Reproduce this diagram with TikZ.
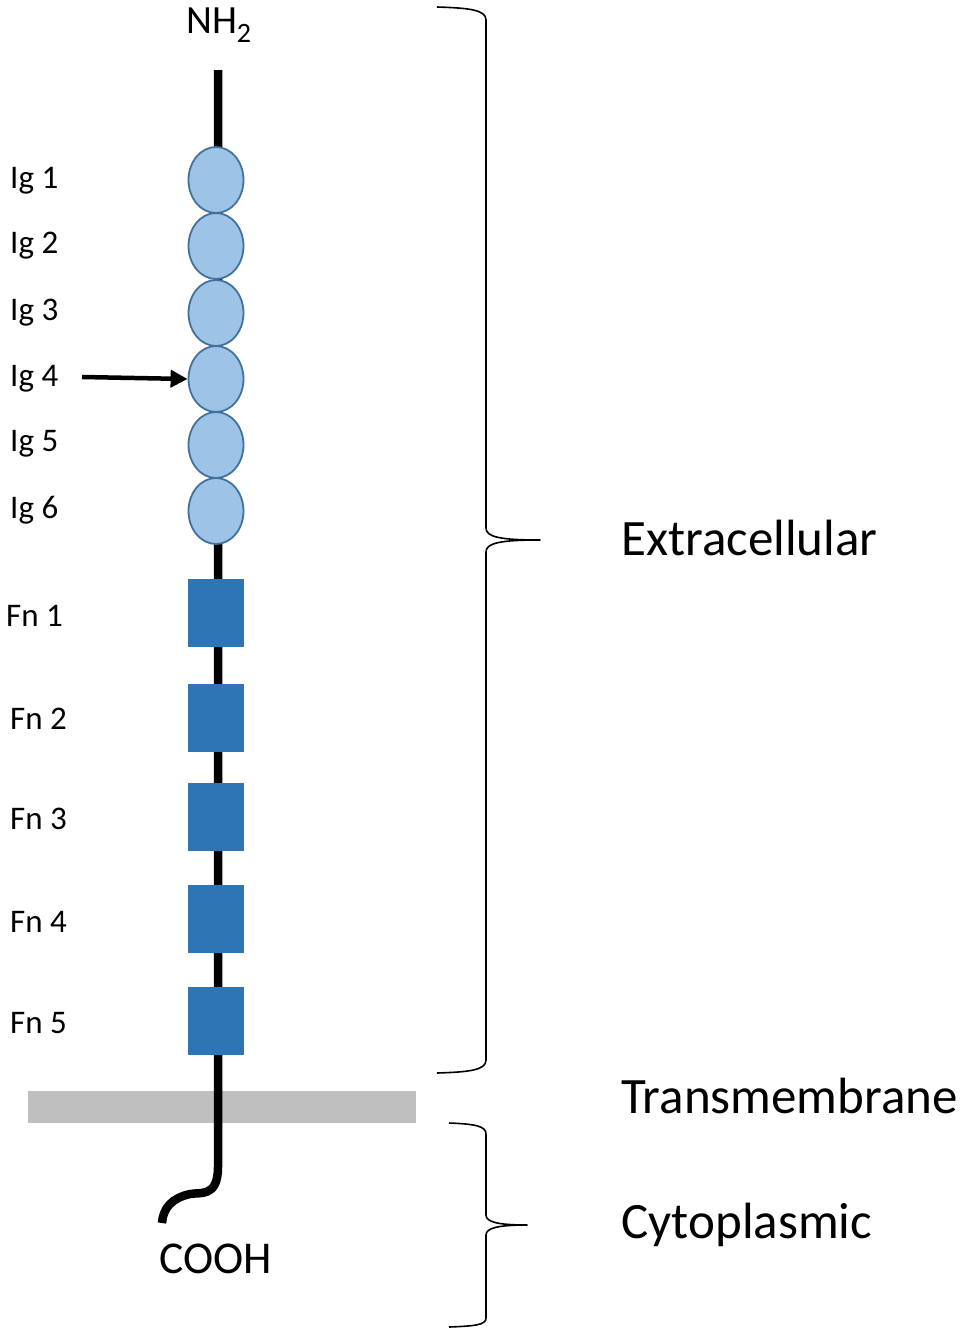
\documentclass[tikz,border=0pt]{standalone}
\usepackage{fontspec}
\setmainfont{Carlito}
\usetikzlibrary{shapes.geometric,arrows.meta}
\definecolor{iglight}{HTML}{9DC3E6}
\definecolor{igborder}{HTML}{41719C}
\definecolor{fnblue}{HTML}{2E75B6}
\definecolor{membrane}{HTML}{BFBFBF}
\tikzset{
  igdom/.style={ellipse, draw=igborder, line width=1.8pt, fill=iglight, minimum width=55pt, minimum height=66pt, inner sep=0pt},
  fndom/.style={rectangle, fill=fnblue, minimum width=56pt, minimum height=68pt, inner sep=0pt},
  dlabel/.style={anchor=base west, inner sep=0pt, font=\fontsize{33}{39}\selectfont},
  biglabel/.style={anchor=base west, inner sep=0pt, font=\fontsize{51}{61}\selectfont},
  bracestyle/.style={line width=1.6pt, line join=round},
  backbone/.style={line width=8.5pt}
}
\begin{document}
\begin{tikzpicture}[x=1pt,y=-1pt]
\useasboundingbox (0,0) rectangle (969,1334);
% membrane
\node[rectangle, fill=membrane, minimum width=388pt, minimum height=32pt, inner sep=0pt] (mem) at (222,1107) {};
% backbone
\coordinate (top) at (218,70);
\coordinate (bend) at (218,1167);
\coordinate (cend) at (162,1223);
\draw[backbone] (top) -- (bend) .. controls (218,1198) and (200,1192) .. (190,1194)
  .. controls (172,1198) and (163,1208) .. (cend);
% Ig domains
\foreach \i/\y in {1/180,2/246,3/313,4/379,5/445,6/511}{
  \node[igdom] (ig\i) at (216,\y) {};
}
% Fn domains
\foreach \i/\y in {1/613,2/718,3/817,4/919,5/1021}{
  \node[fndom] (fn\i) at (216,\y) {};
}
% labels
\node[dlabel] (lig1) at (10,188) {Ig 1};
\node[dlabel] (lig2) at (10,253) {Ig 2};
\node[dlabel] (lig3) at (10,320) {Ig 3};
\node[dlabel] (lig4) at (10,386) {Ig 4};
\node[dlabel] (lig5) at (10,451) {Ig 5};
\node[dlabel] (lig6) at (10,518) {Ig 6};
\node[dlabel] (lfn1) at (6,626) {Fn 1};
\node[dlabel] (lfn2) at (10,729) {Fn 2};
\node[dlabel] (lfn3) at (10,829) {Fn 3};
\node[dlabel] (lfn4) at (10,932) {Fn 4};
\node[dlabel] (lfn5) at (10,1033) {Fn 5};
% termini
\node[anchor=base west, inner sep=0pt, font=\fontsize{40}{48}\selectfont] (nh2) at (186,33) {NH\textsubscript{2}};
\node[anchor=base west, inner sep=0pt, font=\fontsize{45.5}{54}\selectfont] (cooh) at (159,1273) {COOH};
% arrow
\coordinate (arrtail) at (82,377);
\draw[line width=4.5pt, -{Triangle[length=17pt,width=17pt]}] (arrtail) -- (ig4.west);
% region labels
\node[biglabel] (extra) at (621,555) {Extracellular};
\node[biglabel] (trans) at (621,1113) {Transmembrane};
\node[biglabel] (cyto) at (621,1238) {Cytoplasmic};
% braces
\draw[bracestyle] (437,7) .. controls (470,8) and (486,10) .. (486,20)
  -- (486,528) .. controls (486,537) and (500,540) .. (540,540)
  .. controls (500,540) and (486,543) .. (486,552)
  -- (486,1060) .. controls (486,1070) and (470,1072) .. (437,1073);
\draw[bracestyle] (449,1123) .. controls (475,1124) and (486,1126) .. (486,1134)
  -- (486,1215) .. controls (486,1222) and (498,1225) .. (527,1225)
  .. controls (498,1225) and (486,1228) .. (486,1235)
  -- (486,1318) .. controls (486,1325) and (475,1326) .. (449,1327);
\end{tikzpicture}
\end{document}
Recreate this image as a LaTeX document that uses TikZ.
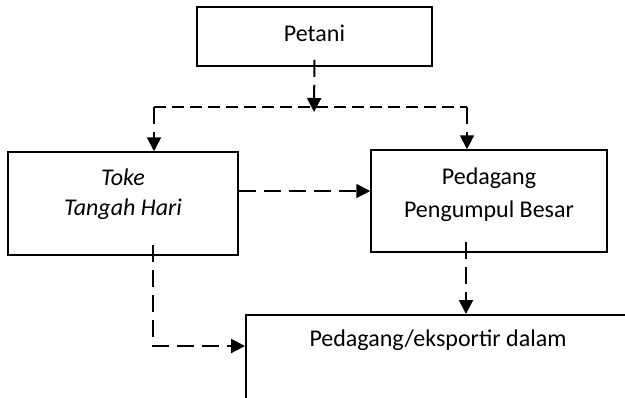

——————

EXERCISE GOAL — Copy every line that includes the string "this" from the material above.

WORKED SOLUTION —
Reproduce this diagram with TikZ.
Recreate this image as a LaTeX document that uses TikZ.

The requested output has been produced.